* _GOAL_
Give the data below again, word for word.

* _COLLECTED DATA_
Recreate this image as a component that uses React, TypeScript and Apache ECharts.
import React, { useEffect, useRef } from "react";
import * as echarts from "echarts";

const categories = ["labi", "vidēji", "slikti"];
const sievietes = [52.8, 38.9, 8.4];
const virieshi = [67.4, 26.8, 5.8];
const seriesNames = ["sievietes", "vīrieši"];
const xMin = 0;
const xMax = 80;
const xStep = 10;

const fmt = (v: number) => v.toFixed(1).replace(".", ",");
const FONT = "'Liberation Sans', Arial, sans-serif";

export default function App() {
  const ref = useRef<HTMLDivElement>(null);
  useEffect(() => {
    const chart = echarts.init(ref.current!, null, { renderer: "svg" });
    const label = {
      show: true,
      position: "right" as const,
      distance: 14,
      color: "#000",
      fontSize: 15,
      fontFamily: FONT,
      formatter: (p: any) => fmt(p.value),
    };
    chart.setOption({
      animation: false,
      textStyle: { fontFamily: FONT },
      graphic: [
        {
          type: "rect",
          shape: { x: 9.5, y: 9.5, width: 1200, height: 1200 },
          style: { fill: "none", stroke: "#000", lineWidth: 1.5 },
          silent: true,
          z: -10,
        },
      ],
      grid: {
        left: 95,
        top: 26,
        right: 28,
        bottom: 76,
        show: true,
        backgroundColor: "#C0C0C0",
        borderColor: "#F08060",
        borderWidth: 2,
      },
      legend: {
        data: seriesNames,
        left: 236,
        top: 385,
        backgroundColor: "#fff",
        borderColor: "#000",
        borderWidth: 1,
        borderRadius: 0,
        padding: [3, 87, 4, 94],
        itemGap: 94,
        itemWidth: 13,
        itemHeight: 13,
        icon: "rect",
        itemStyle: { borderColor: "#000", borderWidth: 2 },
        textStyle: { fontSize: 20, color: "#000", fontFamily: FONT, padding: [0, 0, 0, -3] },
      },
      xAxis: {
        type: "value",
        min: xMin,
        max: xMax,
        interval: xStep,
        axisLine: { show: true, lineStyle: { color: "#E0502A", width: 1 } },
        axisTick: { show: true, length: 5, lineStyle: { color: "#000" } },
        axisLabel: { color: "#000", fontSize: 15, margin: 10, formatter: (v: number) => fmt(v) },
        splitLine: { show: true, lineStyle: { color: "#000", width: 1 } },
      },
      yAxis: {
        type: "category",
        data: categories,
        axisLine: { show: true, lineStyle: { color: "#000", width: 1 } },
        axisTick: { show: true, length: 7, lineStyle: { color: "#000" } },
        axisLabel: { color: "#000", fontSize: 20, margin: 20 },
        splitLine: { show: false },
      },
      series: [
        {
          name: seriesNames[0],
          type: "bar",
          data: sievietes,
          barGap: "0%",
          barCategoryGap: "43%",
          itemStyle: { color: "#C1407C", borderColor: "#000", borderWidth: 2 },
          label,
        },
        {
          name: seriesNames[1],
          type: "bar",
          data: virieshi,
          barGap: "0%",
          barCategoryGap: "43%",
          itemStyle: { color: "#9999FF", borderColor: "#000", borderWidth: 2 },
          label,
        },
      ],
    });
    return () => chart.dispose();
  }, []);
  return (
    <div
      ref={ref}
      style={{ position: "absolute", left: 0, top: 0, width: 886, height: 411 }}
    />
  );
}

* _FINISHED EXERCISE_
Recreate this image as a component that uses React, TypeScript and Apache ECharts.
import React, { useEffect, useRef } from "react";
import * as echarts from "echarts";

const categories = ["labi", "vidēji", "slikti"];
const sievietes = [52.8, 38.9, 8.4];
const virieshi = [67.4, 26.8, 5.8];
const seriesNames = ["sievietes", "vīrieši"];
const xMin = 0;
const xMax = 80;
const xStep = 10;

const fmt = (v: number) => v.toFixed(1).replace(".", ",");
const FONT = "'Liberation Sans', Arial, sans-serif";

export default function App() {
  const ref = useRef<HTMLDivElement>(null);
  useEffect(() => {
    const chart = echarts.init(ref.current!, null, { renderer: "svg" });
    const label = {
      show: true,
      position: "right" as const,
      distance: 14,
      color: "#000",
      fontSize: 15,
      fontFamily: FONT,
      formatter: (p: any) => fmt(p.value),
    };
    chart.setOption({
      animation: false,
      textStyle: { fontFamily: FONT },
      graphic: [
        {
          type: "rect",
          shape: { x: 9.5, y: 9.5, width: 1200, height: 1200 },
          style: { fill: "none", stroke: "#000", lineWidth: 1.5 },
          silent: true,
          z: -10,
        },
      ],
      grid: {
        left: 95,
        top: 26,
        right: 28,
        bottom: 76,
        show: true,
        backgroundColor: "#C0C0C0",
        borderColor: "#F08060",
        borderWidth: 2,
      },
      legend: {
        data: seriesNames,
        left: 236,
        top: 385,
        backgroundColor: "#fff",
        borderColor: "#000",
        borderWidth: 1,
        borderRadius: 0,
        padding: [3, 87, 4, 94],
        itemGap: 94,
        itemWidth: 13,
        itemHeight: 13,
        icon: "rect",
        itemStyle: { borderColor: "#000", borderWidth: 2 },
        textStyle: { fontSize: 20, color: "#000", fontFamily: FONT, padding: [0, 0, 0, -3] },
      },
      xAxis: {
        type: "value",
        min: xMin,
        max: xMax,
        interval: xStep,
        axisLine: { show: true, lineStyle: { color: "#E0502A", width: 1 } },
        axisTick: { show: true, length: 5, lineStyle: { color: "#000" } },
        axisLabel: { color: "#000", fontSize: 15, margin: 10, formatter: (v: number) => fmt(v) },
        splitLine: { show: true, lineStyle: { color: "#000", width: 1 } },
      },
      yAxis: {
        type: "category",
        data: categories,
        axisLine: { show: true, lineStyle: { color: "#000", width: 1 } },
        axisTick: { show: true, length: 7, lineStyle: { color: "#000" } },
        axisLabel: { color: "#000", fontSize: 20, margin: 20 },
        splitLine: { show: false },
      },
      series: [
        {
          name: seriesNames[0],
          type: "bar",
          data: sievietes,
          barGap: "0%",
          barCategoryGap: "43%",
          itemStyle: { color: "#C1407C", borderColor: "#000", borderWidth: 2 },
          label,
        },
        {
          name: seriesNames[1],
          type: "bar",
          data: virieshi,
          barGap: "0%",
          barCategoryGap: "43%",
          itemStyle: { color: "#9999FF", borderColor: "#000", borderWidth: 2 },
          label,
        },
      ],
    });
    return () => chart.dispose();
  }, []);
  return (
    <div
      ref={ref}
      style={{ position: "absolute", left: 0, top: 0, width: 886, height: 411 }}
    />
  );
}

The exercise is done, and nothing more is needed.